Investigating low salinity waterflooding via glass micromodels with triangular pore-throat architectures.

Glass micromodels have been extensively used to simulate and investigate crude oil, brine, and surface interactions due to their homogeneous wettability, rigidity, and ability to precisely capture a reservoir's areal heterogeneity. Most micromodels are fabricated via two-dimensional patterning, implying that feature depths are constant despite varying width, which sub-optimally describes a three-dimensional porous architecture. We have successfully fabricated micromodels with arbitrary triangular cross sections via femtosecond pulsed laser direct writing resulting in depth-dependent channel width. As such, we have achieved arbitrary geometric control over device fabrication and thus a more accurate recapitulation of a geological porous media. With this fabrication technique, we are now able to directly observe pore-level, depth-dependent multiphase flow phenomena. This platform was used to study the low salinity effect (LSE) by simulating waterflooding processes using various brine solutions that differ in cation type and salinity. Patterned pore-throat structures were created to investigate displacement behavior during waterflooding.

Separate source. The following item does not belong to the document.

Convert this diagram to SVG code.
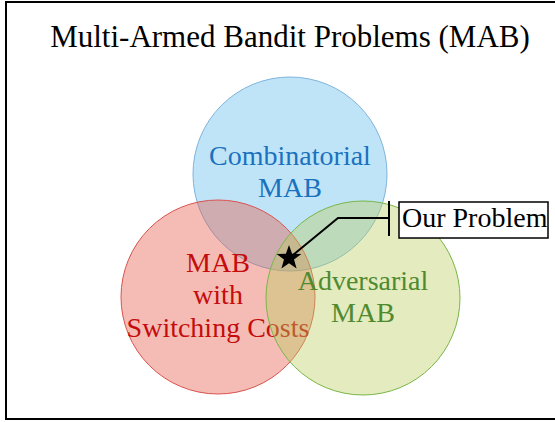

Real-time monitoring of the displacement processes, combined with a comparison of the brine chemistry before and after waterflooding provides an insight into realistic interactions occurring between crude oil and brine. The results indicate that produced emulsions were prone to coalesce in the presence of lower salinity brine. Combined with previous work, the LSE was interpreted as favored coalescence and resisted breakup that resulting in a more continuous aqueous phase during waterflooding therefore improving the displacement efficiency.